Desde então, os EUA se opuseram a outras investigações sobre as supostas atrocidades israelenses, e também às tentativas do tribunal de responsabilizar militares estadunidenses por acusações de crimes de guerra no Afeganistão. O governo Trump também impôs sanções contra autoridades do TPI envolvidas em investigações passadas sobre a conduta israelense, bloqueando seus ativos e proibindo viagens aos EUA. Biden anulou a medida, mas continuou a manifestar seu apoio a Israel diante do aumento da pressão do TPI. Em junho, a Câmara dos Deputados dos EUA, de maioria republicana, aprovou um projeto de lei, com apoio de 42 deputados democratas, exigindo uma nova rodada de sanções contra o TPI.
‘Em última análise, não queremos política envolvida em uma instituição judicial: ela precisa poder fazer seu trabalho.’
Ao mesmo tempo em que condenam o devido processo legal do tribunal quando aplicado a Israel, os EUA já aplaudiram outras de suas ações, como a emissão de mandados de prisão contra autoridades russas, incluindo o presidente russo Vladimir Putin, pelas atrocidades cometidas na guerra contra a Ucrânia.
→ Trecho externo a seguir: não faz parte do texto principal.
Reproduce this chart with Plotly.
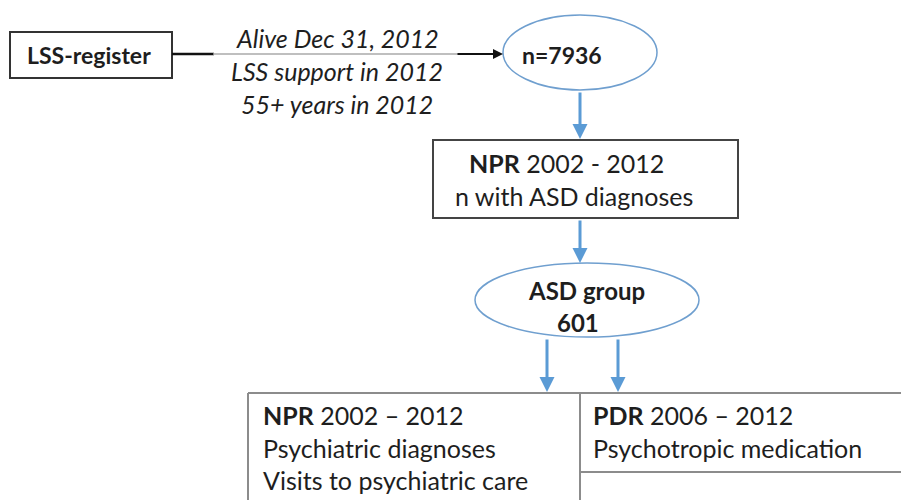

“Ou odiamos essa instituição, ou vamos cooperar nos casos de que gostamos”, diz Jennifer Trahan, professora de direito internacional e direitos humanos da Universidade de Nova York. “Inicialmente, Biden chamou esses mandados de ‘ultrajantes’ — mas é a mesma instituição que expediu mandados contra cidadãos russos e foi elogiada por isso. Em última análise, não queremos política envolvida em uma instituição judicial: ela precisa poder fazer seu trabalho.”
Ela também mencionou o apoio dos EUA a outras investigações do TPI, como o caso de 2012 contra o líder rebelde ugandês Joseph Kony, fundador do Exército de Resistência do Senhor. Em 2021, o Departamento de Estado de Biden ofereceu uma recompensa de 5 milhões de dólares (29 milhõse de reais) por informações que levassem a encontrar Kony, que permanece foragido. O governo Obama também apoiou o processo do TPI contra al-Bashir, o primeiro chefe de estado em exercício a ser denunciado pelo tribunal.
“É importante lembrar que é a primeira vez que os mandados de prisão do Tribunal Penal Internacional foram expedidos contra um aliado do Ocidente — até agora, haviam sido quase exclusivamente na África”, destaca Lynk.
Embora organizações de direitos humanos tenham aplaudido os mandados do TPI, algumas questionaram se o próprio Biden não deveria também ser responsabilizado pela cumplicidade na guerra genocida de Israel em Gaza. O governo Biden já concedeu mais de 20 bilhões de dólares (116 bilhões de reais) em ajuda militar a Israel, alimentando sua agressão militar em Gaza, onde mais de 44 mil palestinos já foram mortos, mais da metade, mulheres e crianças, e no Líbano, onde foram mais de 3.500 mortes. Na semana passada, o Departamento de Estado anunciou que vai continuar a enviar armas a Israel, mesmo depois que o país deixou de atender a maior parte das exigências do governo para facilitar a entrada de ajuda humanitária em Gaza.
Existe precedente legal para casos semelhantes contra fornecedores de armamentos, como o caso de Frans van Anraat, um empresário holandês que foi condenado por Haia em 2005 por cumplicidade em crimes de guerra, por seu papel na venda de materiais para o governo de Saddam Hussein, que foram usados na fabricação de armas químicas.
Lynk considera que tanto a CIJ quanto o TPI têm legitimidade para abrir um processo contra autoridades dos EUA por colaborarem com as atrocidades de Israel, mas dados os recursos judiciais limitados, essas acusações parecem improváveis.